TASK PROMPT:
Repeat all the material exactly; pictures stay out of your copy.

DATA EXTRACT:

┄┄┄┄┄┄

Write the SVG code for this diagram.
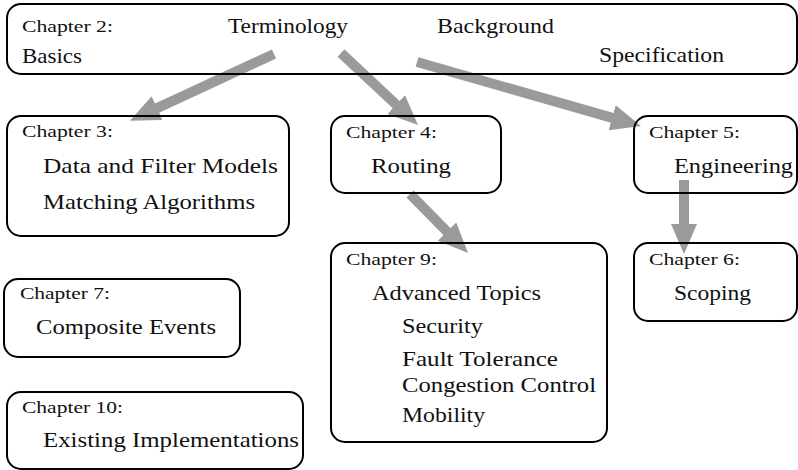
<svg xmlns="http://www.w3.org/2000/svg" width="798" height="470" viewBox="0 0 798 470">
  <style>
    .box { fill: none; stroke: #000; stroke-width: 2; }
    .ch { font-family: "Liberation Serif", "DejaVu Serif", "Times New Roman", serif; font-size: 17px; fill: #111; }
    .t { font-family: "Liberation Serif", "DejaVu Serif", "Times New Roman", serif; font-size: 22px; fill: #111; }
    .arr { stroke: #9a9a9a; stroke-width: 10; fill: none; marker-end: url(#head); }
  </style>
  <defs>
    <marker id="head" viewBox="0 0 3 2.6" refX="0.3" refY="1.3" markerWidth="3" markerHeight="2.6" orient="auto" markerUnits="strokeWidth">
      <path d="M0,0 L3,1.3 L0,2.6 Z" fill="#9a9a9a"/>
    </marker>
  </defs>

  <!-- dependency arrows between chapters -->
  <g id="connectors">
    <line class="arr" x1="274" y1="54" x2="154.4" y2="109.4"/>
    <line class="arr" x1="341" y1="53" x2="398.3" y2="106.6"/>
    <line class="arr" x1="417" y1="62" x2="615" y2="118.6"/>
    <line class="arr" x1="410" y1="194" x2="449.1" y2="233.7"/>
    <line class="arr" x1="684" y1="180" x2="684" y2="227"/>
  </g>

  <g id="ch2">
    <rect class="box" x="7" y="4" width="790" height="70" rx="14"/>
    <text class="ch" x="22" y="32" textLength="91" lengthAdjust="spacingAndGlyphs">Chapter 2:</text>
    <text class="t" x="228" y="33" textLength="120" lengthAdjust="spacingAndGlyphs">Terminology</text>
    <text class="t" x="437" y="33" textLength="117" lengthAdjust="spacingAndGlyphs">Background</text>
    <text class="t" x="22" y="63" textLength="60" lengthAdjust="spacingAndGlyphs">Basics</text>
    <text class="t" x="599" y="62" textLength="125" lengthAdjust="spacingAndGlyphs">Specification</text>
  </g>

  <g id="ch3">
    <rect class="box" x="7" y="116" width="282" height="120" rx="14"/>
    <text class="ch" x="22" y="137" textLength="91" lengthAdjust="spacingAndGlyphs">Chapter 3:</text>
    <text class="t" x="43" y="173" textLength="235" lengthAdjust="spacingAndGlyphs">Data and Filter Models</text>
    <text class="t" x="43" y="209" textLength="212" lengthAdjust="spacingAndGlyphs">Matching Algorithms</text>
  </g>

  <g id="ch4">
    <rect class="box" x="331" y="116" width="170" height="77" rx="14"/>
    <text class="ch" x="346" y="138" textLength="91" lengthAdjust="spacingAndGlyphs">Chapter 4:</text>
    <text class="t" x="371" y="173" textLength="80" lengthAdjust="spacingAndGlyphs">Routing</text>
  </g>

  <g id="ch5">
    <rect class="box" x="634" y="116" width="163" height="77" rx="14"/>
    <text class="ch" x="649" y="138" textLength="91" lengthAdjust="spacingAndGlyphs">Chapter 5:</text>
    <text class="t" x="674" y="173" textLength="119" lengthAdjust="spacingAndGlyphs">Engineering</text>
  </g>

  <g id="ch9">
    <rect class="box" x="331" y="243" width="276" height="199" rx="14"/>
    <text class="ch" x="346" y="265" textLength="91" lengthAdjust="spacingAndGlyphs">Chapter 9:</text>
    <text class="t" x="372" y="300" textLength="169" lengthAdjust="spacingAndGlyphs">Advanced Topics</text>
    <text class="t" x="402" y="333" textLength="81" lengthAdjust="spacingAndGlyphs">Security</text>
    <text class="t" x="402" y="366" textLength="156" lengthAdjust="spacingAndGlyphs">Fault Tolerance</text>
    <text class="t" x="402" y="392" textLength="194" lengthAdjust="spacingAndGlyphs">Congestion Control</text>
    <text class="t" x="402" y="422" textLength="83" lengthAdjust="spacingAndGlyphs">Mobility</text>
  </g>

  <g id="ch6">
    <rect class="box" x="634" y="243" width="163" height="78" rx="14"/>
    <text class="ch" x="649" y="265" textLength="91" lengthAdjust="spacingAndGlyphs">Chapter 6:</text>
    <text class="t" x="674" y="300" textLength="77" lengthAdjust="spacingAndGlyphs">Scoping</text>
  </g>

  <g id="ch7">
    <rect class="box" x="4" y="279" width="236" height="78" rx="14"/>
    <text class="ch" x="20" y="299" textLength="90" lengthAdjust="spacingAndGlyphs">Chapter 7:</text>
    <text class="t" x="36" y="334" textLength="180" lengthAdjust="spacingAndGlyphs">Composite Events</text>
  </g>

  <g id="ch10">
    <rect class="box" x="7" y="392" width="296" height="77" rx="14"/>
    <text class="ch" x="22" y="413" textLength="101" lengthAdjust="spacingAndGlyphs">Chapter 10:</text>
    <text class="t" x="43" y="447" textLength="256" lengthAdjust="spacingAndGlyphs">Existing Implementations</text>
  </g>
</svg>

┄┄┄┄┄┄

TASK ANSWER:
Write the SVG code for this diagram.
<svg xmlns="http://www.w3.org/2000/svg" width="798" height="470" viewBox="0 0 798 470">
  <style>
    .box { fill: none; stroke: #000; stroke-width: 2; }
    .ch { font-family: "Liberation Serif", "DejaVu Serif", "Times New Roman", serif; font-size: 17px; fill: #111; }
    .t { font-family: "Liberation Serif", "DejaVu Serif", "Times New Roman", serif; font-size: 22px; fill: #111; }
    .arr { stroke: #9a9a9a; stroke-width: 10; fill: none; marker-end: url(#head); }
  </style>
  <defs>
    <marker id="head" viewBox="0 0 3 2.6" refX="0.3" refY="1.3" markerWidth="3" markerHeight="2.6" orient="auto" markerUnits="strokeWidth">
      <path d="M0,0 L3,1.3 L0,2.6 Z" fill="#9a9a9a"/>
    </marker>
  </defs>

  <!-- dependency arrows between chapters -->
  <g id="connectors">
    <line class="arr" x1="274" y1="54" x2="154.4" y2="109.4"/>
    <line class="arr" x1="341" y1="53" x2="398.3" y2="106.6"/>
    <line class="arr" x1="417" y1="62" x2="615" y2="118.6"/>
    <line class="arr" x1="410" y1="194" x2="449.1" y2="233.7"/>
    <line class="arr" x1="684" y1="180" x2="684" y2="227"/>
  </g>

  <g id="ch2">
    <rect class="box" x="7" y="4" width="790" height="70" rx="14"/>
    <text class="ch" x="22" y="32" textLength="91" lengthAdjust="spacingAndGlyphs">Chapter 2:</text>
    <text class="t" x="228" y="33" textLength="120" lengthAdjust="spacingAndGlyphs">Terminology</text>
    <text class="t" x="437" y="33" textLength="117" lengthAdjust="spacingAndGlyphs">Background</text>
    <text class="t" x="22" y="63" textLength="60" lengthAdjust="spacingAndGlyphs">Basics</text>
    <text class="t" x="599" y="62" textLength="125" lengthAdjust="spacingAndGlyphs">Specification</text>
  </g>

  <g id="ch3">
    <rect class="box" x="7" y="116" width="282" height="120" rx="14"/>
    <text class="ch" x="22" y="137" textLength="91" lengthAdjust="spacingAndGlyphs">Chapter 3:</text>
    <text class="t" x="43" y="173" textLength="235" lengthAdjust="spacingAndGlyphs">Data and Filter Models</text>
    <text class="t" x="43" y="209" textLength="212" lengthAdjust="spacingAndGlyphs">Matching Algorithms</text>
  </g>

  <g id="ch4">
    <rect class="box" x="331" y="116" width="170" height="77" rx="14"/>
    <text class="ch" x="346" y="138" textLength="91" lengthAdjust="spacingAndGlyphs">Chapter 4:</text>
    <text class="t" x="371" y="173" textLength="80" lengthAdjust="spacingAndGlyphs">Routing</text>
  </g>

  <g id="ch5">
    <rect class="box" x="634" y="116" width="163" height="77" rx="14"/>
    <text class="ch" x="649" y="138" textLength="91" lengthAdjust="spacingAndGlyphs">Chapter 5:</text>
    <text class="t" x="674" y="173" textLength="119" lengthAdjust="spacingAndGlyphs">Engineering</text>
  </g>

  <g id="ch9">
    <rect class="box" x="331" y="243" width="276" height="199" rx="14"/>
    <text class="ch" x="346" y="265" textLength="91" lengthAdjust="spacingAndGlyphs">Chapter 9:</text>
    <text class="t" x="372" y="300" textLength="169" lengthAdjust="spacingAndGlyphs">Advanced Topics</text>
    <text class="t" x="402" y="333" textLength="81" lengthAdjust="spacingAndGlyphs">Security</text>
    <text class="t" x="402" y="366" textLength="156" lengthAdjust="spacingAndGlyphs">Fault Tolerance</text>
    <text class="t" x="402" y="392" textLength="194" lengthAdjust="spacingAndGlyphs">Congestion Control</text>
    <text class="t" x="402" y="422" textLength="83" lengthAdjust="spacingAndGlyphs">Mobility</text>
  </g>

  <g id="ch6">
    <rect class="box" x="634" y="243" width="163" height="78" rx="14"/>
    <text class="ch" x="649" y="265" textLength="91" lengthAdjust="spacingAndGlyphs">Chapter 6:</text>
    <text class="t" x="674" y="300" textLength="77" lengthAdjust="spacingAndGlyphs">Scoping</text>
  </g>

  <g id="ch7">
    <rect class="box" x="4" y="279" width="236" height="78" rx="14"/>
    <text class="ch" x="20" y="299" textLength="90" lengthAdjust="spacingAndGlyphs">Chapter 7:</text>
    <text class="t" x="36" y="334" textLength="180" lengthAdjust="spacingAndGlyphs">Composite Events</text>
  </g>

  <g id="ch10">
    <rect class="box" x="7" y="392" width="296" height="77" rx="14"/>
    <text class="ch" x="22" y="413" textLength="101" lengthAdjust="spacingAndGlyphs">Chapter 10:</text>
    <text class="t" x="43" y="447" textLength="256" lengthAdjust="spacingAndGlyphs">Existing Implementations</text>
  </g>
</svg>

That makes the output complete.